The main course of Azerbaijani cuisine are over 30 kinds of soups, including those prepared from plain yoghurt. One of the most reputed dishes of Azerbaijani cuisine, however, is plov from saffron-covered rice, served with various herbs and greens, a combination totally distinctive from Uzbek plovs. Azerbaijani cuisine includes more than 40 different plov recipes. Other second courses include a wide variety of kebabs and shashlik, including lamb, beef, chicken, and fish (baliq) kebabs. Sturgeon, a common fish, is normally skewered and grilled as a shashlik, being served with a tart pomegranate sauce called narsharab. Dried fruits and walnuts are used in many dishes. The traditional condiments are salt, black pepper, sumac, and especially saffron, which is grown domestically on the Absheron Peninsula.

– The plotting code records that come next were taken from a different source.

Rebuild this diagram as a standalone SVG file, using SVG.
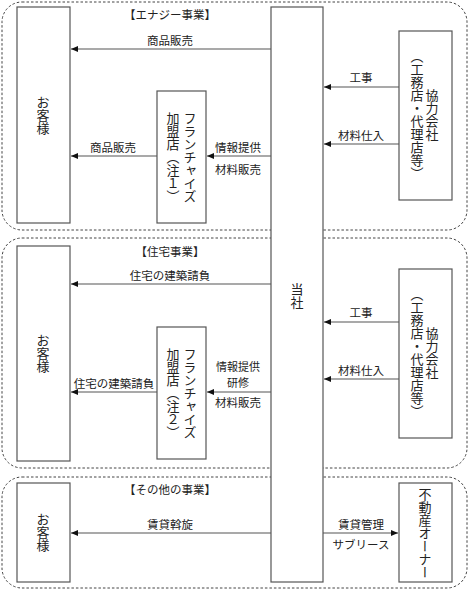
<svg xmlns="http://www.w3.org/2000/svg" width="469" height="590" viewBox="0 0 469 590">
<style>
.sec{fill:none;stroke:#444;stroke-width:1;stroke-dasharray:2.5,2}
.box{fill:#fff;stroke:#555;stroke-width:1.2}
.ln{fill:none;stroke:#555;stroke-width:1.2}
text{font-family:"Noto Sans CJK JP","Noto Sans",sans-serif;fill:#222;font-size:11.5px}
.lbl{text-anchor:middle}
.sm{font-size:11px}
.v{writing-mode:vertical-rl;text-anchor:middle;font-size:13px}
</style>
<defs>
<marker id="ah" markerWidth="8" markerHeight="8" refX="7" refY="4" orient="auto" markerUnits="userSpaceOnUse">
<path d="M0,1 L7,4 L0,7 Z" fill="#111"/>
</marker>
</defs>
<g id="sections">
<rect class="sec" x="2" y="2" width="465" height="228" rx="20"/>
<rect class="sec" x="2" y="238" width="465" height="230" rx="20"/>
<rect class="sec" x="2" y="477" width="465" height="111" rx="20"/>
<text class="lbl" x="170" y="19">【エナジー事業】</text>
<text class="lbl" x="170" y="256">【住宅事業】</text>
<text class="lbl" x="170" y="494">【その他の事業】</text>
</g>
<g id="connectors">
<line class="ln" x1="271" y1="49" x2="71" y2="49" marker-end="url(#ah)"/>
<line class="ln" x1="157" y1="156" x2="71" y2="156" marker-end="url(#ah)"/>
<line class="ln" x1="271" y1="156" x2="207" y2="156" marker-end="url(#ah)"/>
<line class="ln" x1="399" y1="87" x2="324" y2="87" marker-end="url(#ah)"/>
<line class="ln" x1="399" y1="144" x2="324" y2="144" marker-end="url(#ah)"/>
<line class="ln" x1="271" y1="284" x2="71" y2="284" marker-end="url(#ah)"/>
<line class="ln" x1="157" y1="392" x2="71" y2="392" marker-end="url(#ah)"/>
<line class="ln" x1="271" y1="392" x2="207" y2="392" marker-end="url(#ah)"/>
<line class="ln" x1="399" y1="322" x2="324" y2="322" marker-end="url(#ah)"/>
<line class="ln" x1="399" y1="379" x2="324" y2="379" marker-end="url(#ah)"/>
<line class="ln" x1="271" y1="533" x2="71" y2="533" marker-end="url(#ah)"/>
<line class="ln" x1="323" y1="533" x2="398" y2="533" marker-end="url(#ah)"/>
<text class="lbl" x="170" y="45">商品販売</text>
<text class="lbl" x="113" y="152">商品販売</text>
<text class="lbl" x="238" y="152">情報提供</text>
<text class="lbl" x="238" y="174">材料販売</text>
<text class="lbl" x="361" y="82">工事</text>
<text class="lbl" x="361" y="140">材料仕入</text>
<text class="lbl" x="170" y="280">住宅の建築請負</text>
<text class="lbl" x="114" y="388">住宅の建築請負</text>
<text class="lbl sm" x="238" y="371">情報提供</text>
<text class="lbl sm" x="238" y="387">研修</text>
<text class="lbl" x="238" y="407">材料販売</text>
<text class="lbl" x="361" y="317">工事</text>
<text class="lbl" x="361" y="375">材料仕入</text>
<text class="lbl" x="170" y="529">賃貸斡旋</text>
<text class="lbl" x="361" y="529">賃貸管理</text>
<text class="lbl" x="361" y="549">サブリース</text>
</g>
<g id="company">
<rect class="box" x="271" y="7" width="52" height="575"/>
<text class="v" x="297" y="296">当社</text>
</g>
<g id="customer1">
<rect class="box" x="17" y="7" width="53" height="216"/>
<text class="v" x="43" y="115">お客様</text>
</g>
<g id="franchise1">
<rect class="box" x="157" y="91" width="49" height="132"/>
<text class="v" x="190" y="157">フランチャイズ</text>
<text class="v" x="173" y="157">加盟店（注１）</text>
</g>
<g id="partner1">
<rect class="box" x="399" y="31" width="53" height="169"/>
<text class="v" x="432" y="115">協力会社</text>
<text class="v" x="417" y="115">（工務店・代理店等）</text>
</g>
<g id="customer2">
<rect class="box" x="17" y="246" width="53" height="215"/>
<text class="v" x="43" y="353">お客様</text>
</g>
<g id="franchise2">
<rect class="box" x="157" y="327" width="49" height="132"/>
<text class="v" x="190" y="393">フランチャイズ</text>
<text class="v" x="173" y="393">加盟店（注２）</text>
</g>
<g id="partner2">
<rect class="box" x="399" y="269" width="53" height="169"/>
<text class="v" x="432" y="353">協力会社</text>
<text class="v" x="417" y="353">（工務店・代理店等）</text>
</g>
<g id="customer3">
<rect class="box" x="17" y="483" width="53" height="99"/>
<text class="v" x="43" y="532">お客様</text>
</g>
<g id="owner">
<rect class="box" x="399" y="483" width="53" height="99"/>
<text class="v" x="425" y="533">不動産オーナー</text>
</g>
</svg>
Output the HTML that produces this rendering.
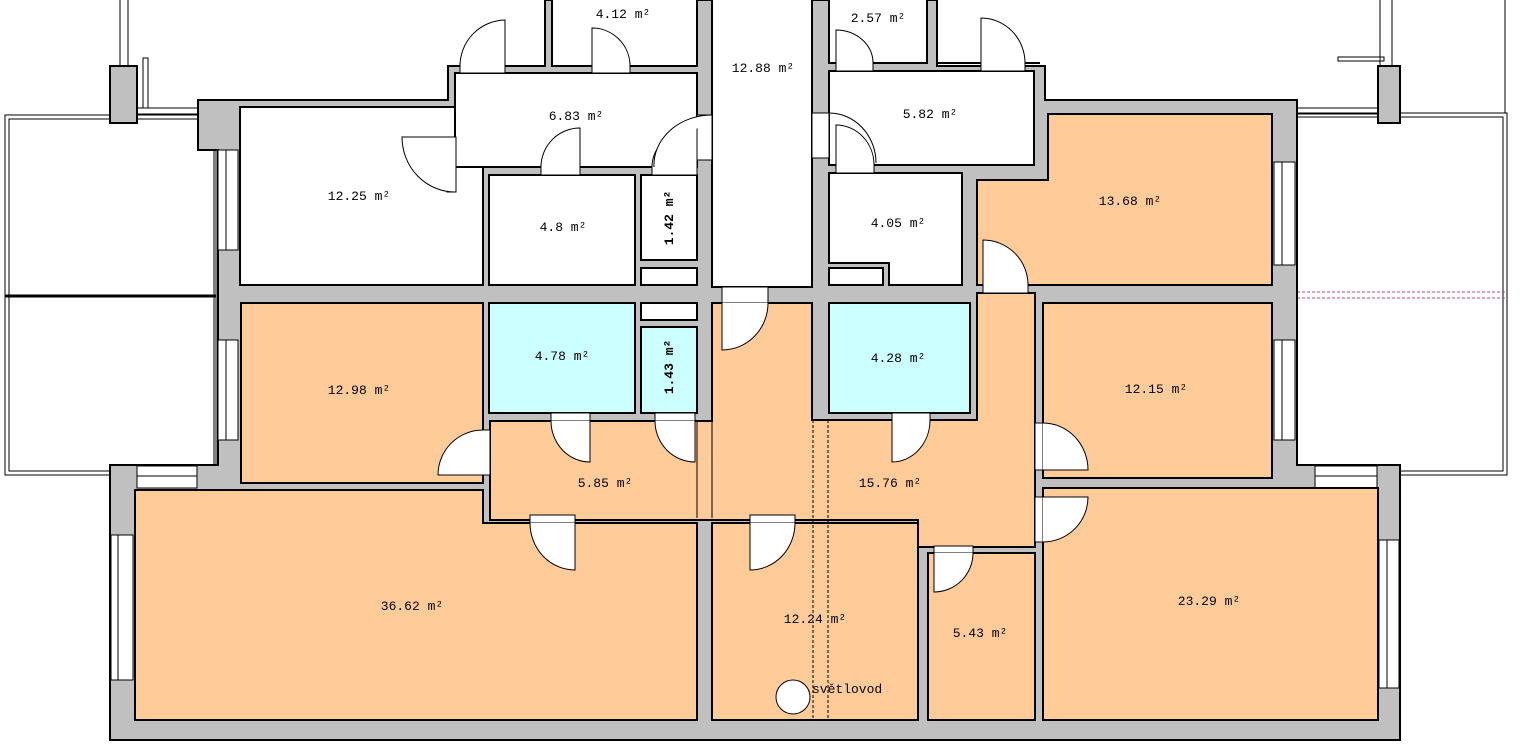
<!DOCTYPE html>
<html><head><meta charset="utf-8"><style>
html,body{margin:0;padding:0;background:#fff;}
svg{display:block;}
text{font-family:"Liberation Mono",monospace;font-size:13px;fill:#000;text-anchor:middle;}
</style></head><body>
<svg width="1523" height="751" viewBox="0 0 1523 751" xmlns="http://www.w3.org/2000/svg">
<g fill="none" stroke="#000" stroke-width="1">
<rect x="5" y="115" width="211" height="360"/>
<rect x="9" y="119" width="205" height="352"/>
<line x1="5" y1="296" x2="216" y2="296" stroke-width="3"/>
<rect x="1297" y="113" width="210" height="362"/>
<rect x="1297" y="117" width="206" height="354"/>
<line x1="120" y1="0" x2="120" y2="66"/><line x1="128" y1="0" x2="128" y2="66"/>
<line x1="1380" y1="0" x2="1380" y2="66"/><line x1="1392" y1="0" x2="1392" y2="66"/>
<line x1="1505" y1="0" x2="1505" y2="113"/>
<rect x="143" y="58" width="5" height="50"/>
<rect x="1338" y="57" width="46" height="4"/>
<line x1="137" y1="108" x2="198" y2="108"/><line x1="137" y1="114" x2="198" y2="114"/>
<line x1="1297" y1="108" x2="1378" y2="108"/><line x1="1297" y1="114" x2="1378" y2="114"/>
</g>
<g stroke="#c04090" stroke-width="1" stroke-dasharray="3,2">
<line x1="1297" y1="292" x2="1505" y2="292"/><line x1="1297" y1="298" x2="1505" y2="298"/>
</g>
<path d="M198,100 L448,100 L448,66 L545,66 L545,0 L937,0 L937,66 L1045,66 L1045,100 L1297,100 L1297,465 L1400,465 L1400,740 L110,740 L110,465 L218,465 L218,150 L198,150 Z" fill="#c0c0c0" stroke="#000" stroke-width="2"/>
<rect x="110" y="66" width="27" height="57" fill="#c0c0c0" stroke="#000" stroke-width="2"/>
<rect x="1378" y="66" width="22" height="57" fill="#c0c0c0" stroke="#000" stroke-width="2"/>
<g fill="#fff" stroke="#000" stroke-width="1">
<rect x="218" y="150" width="20" height="100"/><line x1="226" y1="150" x2="226" y2="250"/>
<rect x="218" y="340" width="20" height="100"/><line x1="226" y1="340" x2="226" y2="440"/>
<rect x="1274" y="162" width="21" height="103"/><line x1="1282" y1="162" x2="1282" y2="265"/>
<rect x="1274" y="340" width="21" height="100"/><line x1="1282" y1="340" x2="1282" y2="440"/>
<rect x="111" y="535" width="22" height="145"/><line x1="118" y1="535" x2="118" y2="680"/>
<rect x="1379" y="540" width="20" height="148"/><line x1="1387" y1="540" x2="1387" y2="688"/>
<rect x="137" y="466" width="60" height="22"/><line x1="137" y1="476" x2="197" y2="476"/>
<rect x="1315" y="466" width="62" height="22"/><line x1="1315" y1="476" x2="1377" y2="476"/>
</g>
<g stroke="#000" stroke-width="2">
<rect x="240" y="107" width="243" height="178" fill="#fff"/>
<rect x="455" y="73" width="242" height="94" fill="#fff"/>
<rect x="552" y="-2" width="145" height="68" fill="#fff"/>
<rect x="489" y="175" width="146" height="110" fill="#fff"/>
<rect x="641" y="175" width="56" height="85" fill="#fff"/>
<rect x="641" y="268" width="56" height="17" fill="#fff"/>
<rect x="712" y="-2" width="100" height="289" fill="#fff"/>
<rect x="829" y="-2" width="98" height="65" fill="#fff"/>
<path d="M937,0 L937,63 L1040,63" fill="#fff"/>
<rect x="829" y="71" width="205" height="94" fill="#fff"/>
<path d="M829,173 L962,173 L962,285 L889,285 L889,263 L829,263 Z" fill="#fff"/>
<rect x="829" y="268" width="54" height="17" fill="#fff"/>
<path d="M977,180 L1048,180 L1048,114 L1272,114 L1272,285 L977,285 Z" fill="#ffcc99"/>
<rect x="241" y="303" width="242" height="180" fill="#ffcc99"/>
<rect x="489" y="303" width="146" height="110" fill="#ccffff"/>
<rect x="641" y="327" width="56" height="86" fill="#ccffff"/>
<rect x="641" y="303" width="56" height="17" fill="#fff"/>
<rect x="829" y="303" width="141" height="110" fill="#ccffff"/>
<rect x="1043" y="303" width="229" height="175" fill="#ffcc99"/>
<path d="M712,303 L812,303 L812,420 L977,420 L977,293 L1035,293 L1035,547 L918,547 L918,520 L490,520 L490,421 L712,421 Z" fill="#ffcc99"/>
<path d="M135,490 L483,490 L483,523 L697,523 L697,720 L135,720 Z" fill="#ffcc99"/>
<rect x="712" y="523" width="206" height="197" fill="#ffcc99"/>
<rect x="928" y="553" width="107" height="167" fill="#ffcc99"/>
<rect x="1043" y="488" width="335" height="232" fill="#ffcc99"/>
</g>
<g stroke="#000" stroke-width="1">
<line x1="697" y1="421" x2="697" y2="518"/><line x1="712" y1="421" x2="712" y2="518"/>
</g>
<g stroke="#000" stroke-width="1" stroke-dasharray="3,2">
<line x1="813" y1="420" x2="813" y2="720"/><line x1="828" y1="420" x2="828" y2="720"/>
</g>
<g fill="#fff" stroke="#000" stroke-width="1">
<rect x="460" y="63" width="45" height="10"/><path d="M505,66 L505,20 A46,46 0 0 0 460,66"/>
<rect x="592" y="63" width="38" height="10"/><path d="M592,66 L592,28 A38,38 0 0 1 630,66"/>
<rect x="447" y="137" width="9" height="55"/><path d="M455,137 L402,137 A53,55 0 0 0 455,192"/>
<rect x="541" y="165" width="39" height="10"/><path d="M580,167 L580,128 A39,39 0 0 0 541,167"/>
<rect x="652" y="165" width="45" height="10"/><path d="M697,167 L697,128 A45,39 0 0 0 652,167"/>
<rect x="697" y="115" width="15" height="45"/><path d="M712,115 A58,50 0 0 0 654,167"/>
<rect x="722" y="287" width="46" height="16"/><path d="M722,303 L722,350 A46,47 0 0 0 768,303"/>
<rect x="836" y="61" width="37" height="10"/><path d="M836,63 L836,30 A37,33 0 0 1 873,63"/>
<rect x="981" y="61" width="44" height="10"/><path d="M981,63 L981,18 A44,45 0 0 1 1025,63"/>
<rect x="812" y="113" width="17" height="45"/><path d="M829,113 A47,50 0 0 1 876,163"/>
<rect x="836" y="163" width="38" height="10"/><path d="M836,165 L836,125 A38,40 0 0 1 874,165"/>
<rect x="983" y="283" width="45" height="10"/><path d="M983,285 L983,240 A45,45 0 0 1 1028,285"/>
<rect x="482" y="430" width="8" height="45"/><path d="M483,475 L438,475 A45,45 0 0 1 483,430"/>
<rect x="551" y="413" width="39" height="8"/><path d="M590,421 L590,462 A39,41 0 0 1 551,421"/>
<rect x="655" y="413" width="40" height="8"/><path d="M695,421 L695,462 A40,41 0 0 1 655,421"/>
<rect x="892" y="413" width="38" height="8"/><path d="M892,420 L892,462 A38,42 0 0 0 930,420"/>
<rect x="1035" y="423" width="8" height="47"/><path d="M1043,470 L1088,470 A45,47 0 0 0 1043,423"/>
<rect x="1035" y="497" width="8" height="45"/><path d="M1043,497 L1088,497 A45,45 0 0 1 1043,542"/>
<rect x="530" y="515" width="45" height="8"/><path d="M575,523 L575,570 A45,47 0 0 1 530,523"/>
<rect x="750" y="515" width="45" height="8"/><path d="M750,523 L750,570 A45,47 0 0 0 795,523"/>
<rect x="934" y="546" width="39" height="7"/><path d="M934,553 L934,592 A39,39 0 0 0 973,553"/>
</g>
<circle cx="793" cy="697" r="17" fill="#fff" stroke="#000" stroke-width="1"/>
<text x="623" y="18">4.12 m²</text>
<text x="763" y="72">12.88 m²</text>
<text x="878" y="22">2.57 m²</text>
<text x="576" y="120">6.83 m²</text>
<text x="930" y="118">5.82 m²</text>
<text x="359" y="200">12.25 m²</text>
<text x="563" y="231">4.8 m²</text>
<text x="898" y="227">4.05 m²</text>
<text x="1130" y="205">13.68 m²</text>
<text x="359" y="394">12.98 m²</text>
<text x="562" y="360">4.78 m²</text>
<text x="898" y="362">4.28 m²</text>
<text x="1156" y="393">12.15 m²</text>
<text x="605" y="487">5.85 m²</text>
<text x="890" y="487">15.76 m²</text>
<text x="412" y="610">36.62 m²</text>
<text x="815" y="623">12.24 m²</text>
<text x="980" y="637">5.43 m²</text>
<text x="1209" y="605">23.29 m²</text>
<text x="812" y="693" style="text-anchor:start">světlovod</text>
<text transform="translate(673,218) rotate(-90)" style="font-weight:bold">1.42 m²</text>
<text transform="translate(673,367) rotate(-90)" style="font-weight:bold">1.43 m²</text>
</svg>
</body></html>
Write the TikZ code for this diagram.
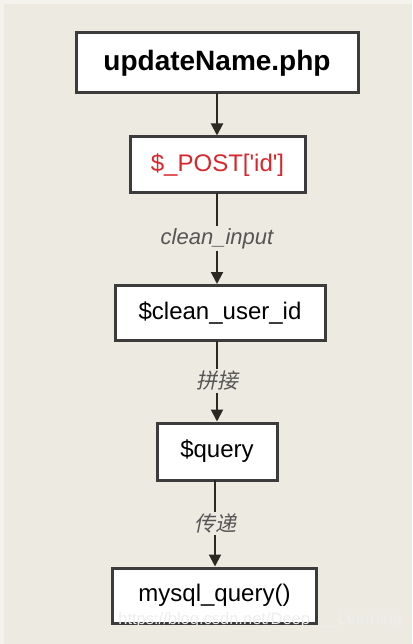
\documentclass[tikz,border=0pt]{standalone}
\usepackage{fontspec}
\setmainfont{Liberation Sans}
\newfontfamily\cjk[FakeSlant=0.2]{Noto Sans CJK SC}
\usetikzlibrary{arrows.meta,calc}
\definecolor{bg}{HTML}{ECEAE1}
\definecolor{bgedge}{HTML}{F3F2EC}
\definecolor{boxline}{HTML}{3C3C3C}
\definecolor{arrowc}{HTML}{2A2A22}
\definecolor{redtext}{HTML}{D8262B}
\definecolor{labelc}{HTML}{555555}
\definecolor{wm}{HTML}{EEEEEE}
\tikzset{
  box/.style={draw=boxline, line width=3pt, fill=white, inner sep=0pt, align=center, font=\fontsize{24}{26}\selectfont},
  link/.style={draw=arrowc, line width=2pt, -{Triangle[length=12pt,width=12pt]}},
  lbl/.style={fill=bg, inner sep=2pt, text=labelc, font=\fontsize{22}{24}\selectfont\itshape},
  clbl/.style={fill=bg, inner sep=2pt, text=labelc, font=\fontsize{21}{24}\selectfont\cjk},
}
\begin{document}
\begin{tikzpicture}[x=1pt,y=-1pt]
\useasboundingbox (0,0) rectangle (412,644);
\fill[bgedge] (0,0) rectangle (412,644);
\fill[bg] (4,4) rectangle (412,644);

\node[box, minimum width=282pt, minimum height=60pt, font=\fontsize{28}{30}\selectfont\bfseries] (b1) at (217,63) {updateName.php};
\node[box, minimum width=175pt, minimum height=56pt, text=redtext] (b2) at (217.5,165) {\$\_POST[\textquotesingle id\textquotesingle]};
\node[box, minimum width=210pt, minimum height=55pt] (b3) at (220,313) {\$clean\_user\_id};
\node[box, minimum width=120pt, minimum height=57pt] (b4) at (217,451.5) {\$query};
\node[box, minimum width=204pt, minimum height=55pt] (b5) at (214.5,595.5) {mysql\_query()};

\coordinate (e1) at (217,93);
\coordinate (e2) at (217,193.5);
\coordinate (e3) at (217,340.5);
\coordinate (e4) at (215,480);

\draw[link] (e1) -- (e1 |- b2.north);
\draw[link] (e2) -- (e2 |- b3.north) node[lbl, pos=0.5] (l1) {clean\_input};
\draw[link] (e3) -- (e3 |- b4.north) node[clbl, pos=0.5] (l2) {拼接};
\draw[link] (e4) -- (e4 |- b5.north) node[clbl, pos=0.5] (l3) {传递};

\node[anchor=east, text=wm, font=\fontsize{16.5}{18}\selectfont, inner sep=0pt] (wmk) at (402,620) {https://blog.csdn.net/Deep\_\_\_Learning};
\end{tikzpicture}
\end{document}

Black tea is the national beverage, and is drunk after food is eaten. It is also offered to guests as a gesture of welcome, often accompanied by fruit preserves.
It is possible to eat well without spending a fortune in Azerbaijan. Doner kebabs are so prevalent on Baku’s streets that you’d swear they were Azerbaijani by origin.
Most towns of any size have at least couple of cheap yemakhanas (food houses and anywhere that attracts tourists - foreign or local - will have a selection of slightly more expensive restaurants.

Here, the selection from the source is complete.